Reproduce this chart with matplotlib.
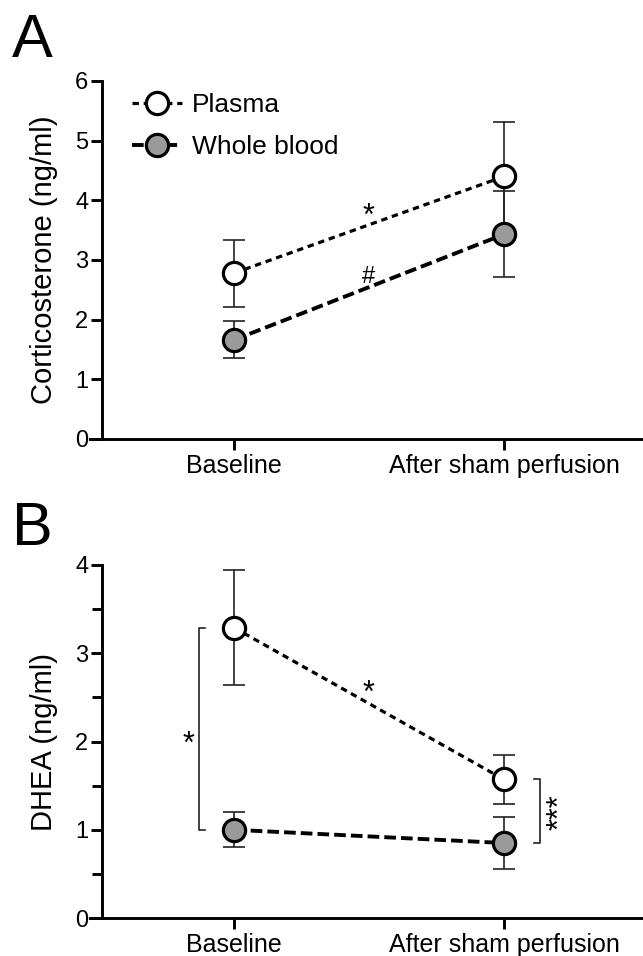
import numpy as np
import matplotlib
matplotlib.use("Agg")
import matplotlib.pyplot as plt
from matplotlib.ticker import MultipleLocator

plt.rcParams['font.family'] = ['Liberation Sans', 'DejaVu Sans']

# data (mean +/- error)
groups = ['Baseline', 'After sham perfusion']
x = np.array([0, 1])

cort_plasma = [2.78, 4.40]
cort_plasma_err = [0.56, 0.91]
cort_blood = [1.66, 3.43]
cort_blood_err = [0.31, 0.72]

dhea_plasma = [3.29, 1.57]
dhea_plasma_err = [0.65, 0.28]
dhea_blood = [1.00, 0.85]
dhea_blood_err = [0.20, 0.29]

grey = '#9a9a9a'
FS = 18

fig = plt.figure(figsize=(6.43, 9.56), dpi=100)
axA = fig.add_axes([0.1392, 0.5408, 0.8588, 0.3745])
axB = fig.add_axes([0.1392, 0.0397, 0.8588, 0.3693])


def draw(ax, plasma, plasma_err, blood, blood_err, ymax):
    for m, e in [(plasma, plasma_err), (blood, blood_err)]:
        ax.errorbar(x, m, yerr=e, fmt='none', ecolor='#222222', elinewidth=1.2,
                    capsize=8, capthick=1.2, zorder=2)
    ax.plot(x, plasma, color='black', lw=2.3, dashes=(2, 1.5), marker='o', ms=16,
            mfc='white', mec='black', mew=2.3, zorder=3, label='Plasma')
    ax.plot(x, blood, color='black', lw=2.8, dashes=(3.0, 1.3), marker='o', ms=16,
            mfc=grey, mec='black', mew=2.3, zorder=3, label='Whole blood')
    ax.set_xlim(-0.535, 1.51)
    ax.set_ylim(0, ymax)
    ax.spines['left'].set_position(('data', -0.49))
    ax.spines['left'].set_bounds(0, ymax)
    for s in ['top', 'right']:
        ax.spines[s].set_visible(False)
    for s in ['left', 'bottom']:
        ax.spines[s].set_linewidth(2.1)
    ax.set_xticks(x)
    ax.set_xticklabels(groups, fontsize=FS)
    ax.tick_params(axis='both', direction='out', length=8, width=2.1)
    ax.tick_params(axis='y', pad=1.5, labelsize=17)
    ax.tick_params(axis='x', pad=3, labelsize=FS)
    ax.yaxis.set_major_locator(MultipleLocator(1))


draw(axA, cort_plasma, cort_plasma_err, cort_blood, cort_blood_err, 6)
draw(axB, dhea_plasma, dhea_plasma_err, dhea_blood, dhea_blood_err, 4)
axB.yaxis.set_minor_locator(MultipleLocator(0.5))
axB.tick_params(axis='y', which='minor', direction='out', length=7, width=2.1)

axA.set_ylabel('Corticosterone (ng/ml)', fontsize=21)
axB.set_ylabel('DHEA (ng/ml)', fontsize=21)
axA.yaxis.set_label_coords(-0.057, 0.5)
axB.yaxis.set_label_coords(-0.057, 0.5)

axA.legend(loc='upper left', bbox_to_anchor=(0.077, 0.967), frameon=False,
           fontsize=19, handlelength=1.9, handletextpad=0.38, labelspacing=0.7,
           borderpad=0, borderaxespad=0)

# significance marks
axA.text(0.5, 3.58, '*', fontsize=22, ha='center', va='baseline')
axA.text(0.5, 2.62, '#', fontsize=17, ha='center', va='baseline')
axB.text(0.5, 2.45, '*', fontsize=22, ha='center', va='baseline')

# brackets in panel B
bl = -0.131
axB.plot([bl + 0.023, bl, bl, bl + 0.023],
         [dhea_plasma[0], dhea_plasma[0], dhea_blood[0], dhea_blood[0]],
         color='#222222', lw=1.2, clip_on=False)
axB.text(-0.168, 1.87, '*', fontsize=22, ha='center', va='baseline')
br = 1.133
axB.plot([br - 0.022, br, br, br - 0.022],
         [dhea_plasma[1], dhea_plasma[1], dhea_blood[1], dhea_blood[1]],
         color='#222222', lw=1.2, clip_on=False)
axB.text(1.237, 1.2, '***', fontsize=22, rotation=90, rotation_mode='anchor',
         ha='center', va='baseline')

fig.text(0.018, 0.940, 'A', fontsize=44, ha='left', va='baseline')
fig.text(0.018, 0.430, 'B', fontsize=44, ha='left', va='baseline')

fig.savefig('out.png', dpi=100)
++++++++++
• **Task statement**:
Exactly as written, please give again the lines from the beginning of the listing through the line containing "axB = fig.add_axes([0.1392, 0.0397, 0.8588, 0.3693])", inclusive, without any pictures.

• **Task solution**:
Reproduce this chart with matplotlib.
import numpy as np
import matplotlib
matplotlib.use("Agg")
import matplotlib.pyplot as plt
from matplotlib.ticker import MultipleLocator

plt.rcParams['font.family'] = ['Liberation Sans', 'DejaVu Sans']

# data (mean +/- error)
groups = ['Baseline', 'After sham perfusion']
x = np.array([0, 1])

cort_plasma = [2.78, 4.40]
cort_plasma_err = [0.56, 0.91]
cort_blood = [1.66, 3.43]
cort_blood_err = [0.31, 0.72]

dhea_plasma = [3.29, 1.57]
dhea_plasma_err = [0.65, 0.28]
dhea_blood = [1.00, 0.85]
dhea_blood_err = [0.20, 0.29]

grey = '#9a9a9a'
FS = 18

fig = plt.figure(figsize=(6.43, 9.56), dpi=100)
axA = fig.add_axes([0.1392, 0.5408, 0.8588, 0.3745])
axB = fig.add_axes([0.1392, 0.0397, 0.8588, 0.3693])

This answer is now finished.